[Code that draws figures]
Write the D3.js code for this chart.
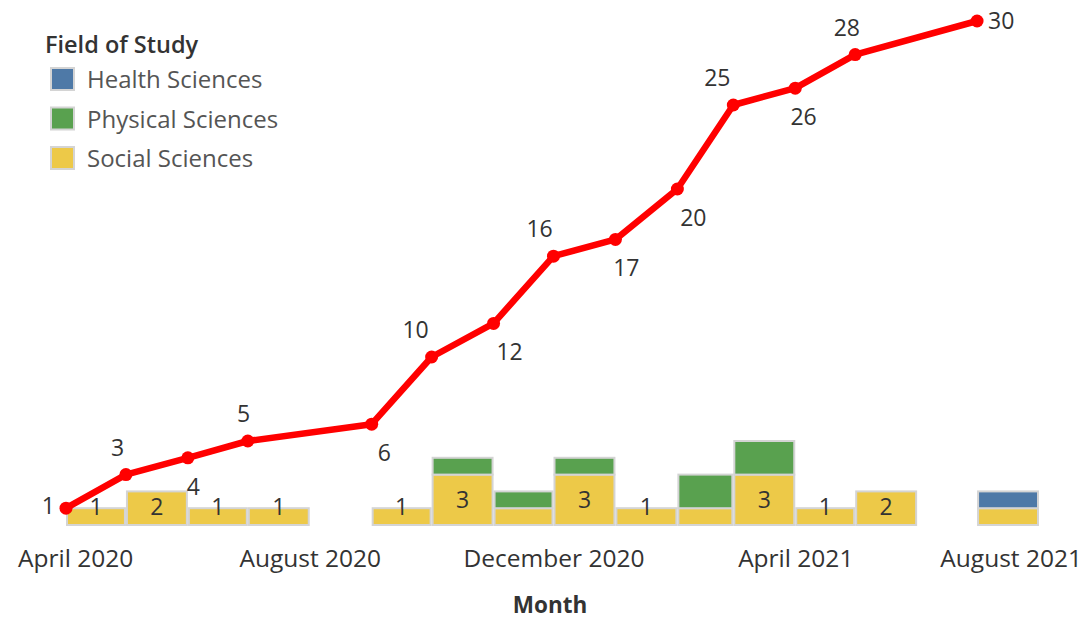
<!DOCTYPE html>
<html><head><meta charset="utf-8">
<script src="https://cdn.jsdelivr.net/npm/d3@7"></script>
<style>
html,body{margin:0;padding:0;background:#fff;}
svg{display:block;font-family:"Open Sans",sans-serif;}
</style></head>
<body>
<svg id="chart" width="1085" height="618"></svg>
<script>
// ---- data ----
const months = ["2020-04","2020-05","2020-06","2020-07","2020-09","2020-10","2020-11","2020-12","2021-01","2021-02","2021-03","2021-04","2021-05","2021-07"];
const socialSciences   = [1,2,1,1,1,3,1,3,1,1,3,1,2,1];
const physicalSciences = [0,0,0,0,0,1,1,1,0,2,2,0,0,0];
const healthSciences   = [0,0,0,0,0,0,0,0,0,0,0,0,0,1];
const cumulativeTotal  = [1,3,4,5,6,10,12,16,17,20,25,26,28,30];
const cumulativeLabelSide = ["left","above","below","above","below","above","below","above","below","below","above","below","above","right"];
const socialLabelShown = [true,true,true,true,true,true,false,true,true,false,true,true,true,false];
const fields = ["Health Sciences","Physical Sciences","Social Sciences"];
const fieldColors = ["#4e79a7","#59a14f","#edc948"];
const tickDates = ["2020-04-01","2020-08-01","2020-12-01","2021-04-01","2021-08-01"];
const tickLabels = ["April 2020","August 2020","December 2020","April 2021","August 2021"];

// ---- setup ----
const svg = d3.select("#chart");
const parseM = d3.timeParse("%Y-%m");
const parseD = d3.timeParse("%Y-%m-%d");
const dates = months.map(parseM);

const x = d3.scaleTime()
  .domain([parseD("2020-04-01"), parseD("2021-08-01")])
  .range([66, 1039]);
const y = d3.scaleLinear().domain([0, 30]).range([525, 21]);

const rows = dates.map((d, i) => ({
  date: d, end: d3.timeMonth.offset(d, 1),
  "Social Sciences": socialSciences[i],
  "Physical Sciences": physicalSciences[i],
  "Health Sciences": healthSciences[i]
}));
const stackKeys = ["Social Sciences","Physical Sciences","Health Sciences"];
const stacked = d3.stack().keys(stackKeys)(rows);
const color = d3.scaleOrdinal().domain(fields).range(fieldColors);

// ---- bars ----
const gBars = svg.append("g");
stacked.forEach(layer => {
  gBars.selectAll(null).data(layer.filter(s => s[1] > s[0])).enter().append("rect")
    .attr("x", s => x(s.data.date) + 1)
    .attr("width", s => x(s.data.end) - x(s.data.date) - 2)
    .attr("y", s => y(s[1]))
    .attr("height", s => y(s[0]) - y(s[1]))
    .attr("fill", color(layer.key))
    .attr("stroke", "#d4d4d4")
    .attr("stroke-width", 2);
});

// social labels
const socialLayer = stacked[0];
svg.append("g").selectAll("text").data(socialLayer.filter((s, i) => socialLabelShown[i])).enter()
  .append("text")
  .attr("x", s => (x(s.data.date) + x(s.data.end)) / 2)
  .attr("y", s => Math.min((y(s[0]) + y(s[1])) / 2, y(0) - 18))
  .attr("dy", "0.35em")
  .attr("text-anchor", "middle")
  .attr("font-size", 23)
  .attr("fill", "#333")
  .text(s => s[1] - s[0]);

// ---- line ----
const pts = dates.map((d, i) => [x(d), y(cumulativeTotal[i])]);
svg.append("path")
  .attr("d", d3.line()(pts))
  .attr("fill", "none")
  .attr("stroke", "#ff0000")
  .attr("stroke-width", 6.5)
  .attr("stroke-linejoin", "round");
svg.append("g").selectAll("circle").data(pts).enter().append("circle")
  .attr("cx", p => p[0]).attr("cy", p => p[1]).attr("r", 6.5).attr("fill", "#ff0000");

function slopeAt(i) {
  const s = [];
  if (i > 0) s.push(Math.abs((pts[i][1] - pts[i-1][1]) / (pts[i][0] - pts[i-1][0])));
  if (i < pts.length - 1) s.push(Math.abs((pts[i+1][1] - pts[i][1]) / (pts[i+1][0] - pts[i][0])));
  return d3.mean(s);
}
svg.append("g").selectAll("text").data(cumulativeTotal).enter().append("text")
  .attr("font-size", 23)
  .attr("fill", "#333")
  .attr("dy", "0.35em")
  .each(function(v, i) {
    const side = cumulativeLabelSide[i];
    const [px, py] = pts[i];
    const off = Math.max(2, Math.min(16, 20 * slopeAt(i)));
    const t = d3.select(this);
    if (side === "left") t.attr("x", px - 11).attr("y", py - 2).attr("text-anchor", "end");
    else if (side === "right") t.attr("x", px + 11).attr("y", py).attr("text-anchor", "start");
    else if (side === "above") t.attr("x", px - off).attr("y", py - 27).attr("text-anchor", "middle");
    else t.attr("x", px + off).attr("y", py + 29).attr("text-anchor", "middle");
  })
  .text(v => v);

// ---- x axis ----
const gx = svg.append("g").attr("transform", "translate(0,547)")
  .call(d3.axisBottom(x).tickValues(tickDates.map(parseD)).tickSize(0)
    .tickFormat((d, i) => tickLabels[i]));
gx.select(".domain").remove();
gx.selectAll("text")
  .attr("font-family", "'Open Sans',sans-serif")
  .attr("font-size", 24.5)
  .attr("fill", "#333")
  .attr("dy", "0.71em")
  .each(function() {
    const w = this.getComputedTextLength();
    const cx = +d3.select(this.parentNode).attr("transform").match(/translate\(([-\d.]+)/)[1];
    let shift = 0;
    if (cx - w / 2 < 18) shift = 18 - (cx - w / 2);
    if (cx + w / 2 > 1082) shift = 1082 - (cx + w / 2);
    d3.select(this).attr("x", shift);
  });

svg.append("text")
  .attr("x", 550).attr("y", 613)
  .attr("text-anchor", "middle")
  .attr("font-size", 22.5)
  .attr("font-weight", 700)
  .attr("fill", "#333")
  .text("Month");

// ---- legend ----
const lg = svg.append("g");
lg.append("text").attr("x", 45).attr("y", 53)
  .attr("font-size", 23.5).attr("font-weight", 600).attr("fill", "#333")
  .text("Field of Study");
const items = lg.selectAll("g.item").data(fields).enter().append("g")
  .attr("transform", (d, i) => `translate(0,${67 + i * 39.5})`);
items.append("rect").attr("x", 51).attr("y", 1).attr("width", 23).attr("height", 22)
  .attr("fill", d => color(d)).attr("stroke", "#d4d4d4").attr("stroke-width", 2);
items.append("text").attr("x", 87).attr("y", 21)
  .attr("font-size", 24).attr("fill", "#555")
  .text(d => d);
</script>
</body></html>
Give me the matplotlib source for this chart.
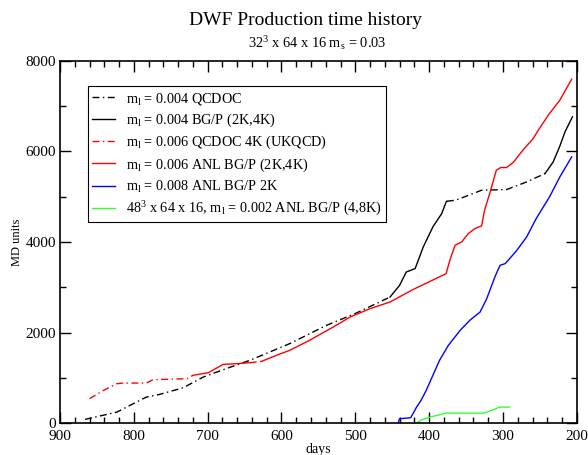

◆ WORK TO DO:
Omit every picture, then repeat the remaining data exactly as it appears above.

◆ EXERCISE RESULT:
Write the D3.js code for this chart.
<!DOCTYPE html>
<html><head><meta charset="utf-8">
<script src="https://cdn.jsdelivr.net/npm/d3@7"></script>
<style>
html,body{margin:0;padding:0;background:#fff;}
svg{display:block;font-family:"Open Sans",sans-serif;}
</style></head>
<body>
<svg id="chart" width="1085" height="618"></svg>
<script>
// ---- data ----
const months = ["2020-04","2020-05","2020-06","2020-07","2020-09","2020-10","2020-11","2020-12","2021-01","2021-02","2021-03","2021-04","2021-05","2021-07"];
const socialSciences   = [1,2,1,1,1,3,1,3,1,1,3,1,2,1];
const physicalSciences = [0,0,0,0,0,1,1,1,0,2,2,0,0,0];
const healthSciences   = [0,0,0,0,0,0,0,0,0,0,0,0,0,1];
const cumulativeTotal  = [1,3,4,5,6,10,12,16,17,20,25,26,28,30];
const cumulativeLabelSide = ["left","above","below","above","below","above","below","above","below","below","above","below","above","right"];
const socialLabelShown = [true,true,true,true,true,true,false,true,true,false,true,true,true,false];
const fields = ["Health Sciences","Physical Sciences","Social Sciences"];
const fieldColors = ["#4e79a7","#59a14f","#edc948"];
const tickDates = ["2020-04-01","2020-08-01","2020-12-01","2021-04-01","2021-08-01"];
const tickLabels = ["April 2020","August 2020","December 2020","April 2021","August 2021"];

// ---- setup ----
const svg = d3.select("#chart");
const parseM = d3.timeParse("%Y-%m");
const parseD = d3.timeParse("%Y-%m-%d");
const dates = months.map(parseM);

const x = d3.scaleTime()
  .domain([parseD("2020-04-01"), parseD("2021-08-01")])
  .range([66, 1039]);
const y = d3.scaleLinear().domain([0, 30]).range([525, 21]);

const rows = dates.map((d, i) => ({
  date: d, end: d3.timeMonth.offset(d, 1),
  "Social Sciences": socialSciences[i],
  "Physical Sciences": physicalSciences[i],
  "Health Sciences": healthSciences[i]
}));
const stackKeys = ["Social Sciences","Physical Sciences","Health Sciences"];
const stacked = d3.stack().keys(stackKeys)(rows);
const color = d3.scaleOrdinal().domain(fields).range(fieldColors);

// ---- bars ----
const gBars = svg.append("g");
stacked.forEach(layer => {
  gBars.selectAll(null).data(layer.filter(s => s[1] > s[0])).enter().append("rect")
    .attr("x", s => x(s.data.date) + 1)
    .attr("width", s => x(s.data.end) - x(s.data.date) - 2)
    .attr("y", s => y(s[1]))
    .attr("height", s => y(s[0]) - y(s[1]))
    .attr("fill", color(layer.key))
    .attr("stroke", "#d4d4d4")
    .attr("stroke-width", 2);
});

// social labels
const socialLayer = stacked[0];
svg.append("g").selectAll("text").data(socialLayer.filter((s, i) => socialLabelShown[i])).enter()
  .append("text")
  .attr("x", s => (x(s.data.date) + x(s.data.end)) / 2)
  .attr("y", s => Math.min((y(s[0]) + y(s[1])) / 2, y(0) - 18))
  .attr("dy", "0.35em")
  .attr("text-anchor", "middle")
  .attr("font-size", 23)
  .attr("fill", "#333")
  .text(s => s[1] - s[0]);

// ---- line ----
const pts = dates.map((d, i) => [x(d), y(cumulativeTotal[i])]);
svg.append("path")
  .attr("d", d3.line()(pts))
  .attr("fill", "none")
  .attr("stroke", "#ff0000")
  .attr("stroke-width", 6.5)
  .attr("stroke-linejoin", "round");
svg.append("g").selectAll("circle").data(pts).enter().append("circle")
  .attr("cx", p => p[0]).attr("cy", p => p[1]).attr("r", 6.5).attr("fill", "#ff0000");

function slopeAt(i) {
  const s = [];
  if (i > 0) s.push(Math.abs((pts[i][1] - pts[i-1][1]) / (pts[i][0] - pts[i-1][0])));
  if (i < pts.length - 1) s.push(Math.abs((pts[i+1][1] - pts[i][1]) / (pts[i+1][0] - pts[i][0])));
  return d3.mean(s);
}
svg.append("g").selectAll("text").data(cumulativeTotal).enter().append("text")
  .attr("font-size", 23)
  .attr("fill", "#333")
  .attr("dy", "0.35em")
  .each(function(v, i) {
    const side = cumulativeLabelSide[i];
    const [px, py] = pts[i];
    const off = Math.max(2, Math.min(16, 20 * slopeAt(i)));
    const t = d3.select(this);
    if (side === "left") t.attr("x", px - 11).attr("y", py - 2).attr("text-anchor", "end");
    else if (side === "right") t.attr("x", px + 11).attr("y", py).attr("text-anchor", "start");
    else if (side === "above") t.attr("x", px - off).attr("y", py - 27).attr("text-anchor", "middle");
    else t.attr("x", px + off).attr("y", py + 29).attr("text-anchor", "middle");
  })
  .text(v => v);

// ---- x axis ----
const gx = svg.append("g").attr("transform", "translate(0,547)")
  .call(d3.axisBottom(x).tickValues(tickDates.map(parseD)).tickSize(0)
    .tickFormat((d, i) => tickLabels[i]));
gx.select(".domain").remove();
gx.selectAll("text")
  .attr("font-family", "'Open Sans',sans-serif")
  .attr("font-size", 24.5)
  .attr("fill", "#333")
  .attr("dy", "0.71em")
  .each(function() {
    const w = this.getComputedTextLength();
    const cx = +d3.select(this.parentNode).attr("transform").match(/translate\(([-\d.]+)/)[1];
    let shift = 0;
    if (cx - w / 2 < 18) shift = 18 - (cx - w / 2);
    if (cx + w / 2 > 1082) shift = 1082 - (cx + w / 2);
    d3.select(this).attr("x", shift);
  });

svg.append("text")
  .attr("x", 550).attr("y", 613)
  .attr("text-anchor", "middle")
  .attr("font-size", 22.5)
  .attr("font-weight", 700)
  .attr("fill", "#333")
  .text("Month");

// ---- legend ----
const lg = svg.append("g");
lg.append("text").attr("x", 45).attr("y", 53)
  .attr("font-size", 23.5).attr("font-weight", 600).attr("fill", "#333")
  .text("Field of Study");
const items = lg.selectAll("g.item").data(fields).enter().append("g")
  .attr("transform", (d, i) => `translate(0,${67 + i * 39.5})`);
items.append("rect").attr("x", 51).attr("y", 1).attr("width", 23).attr("height", 22)
  .attr("fill", d => color(d)).attr("stroke", "#d4d4d4").attr("stroke-width", 2);
items.append("text").attr("x", 87).attr("y", 21)
  .attr("font-size", 24).attr("fill", "#555")
  .text(d => d);
</script>
</body></html>
Give me the matplotlib source for this chart.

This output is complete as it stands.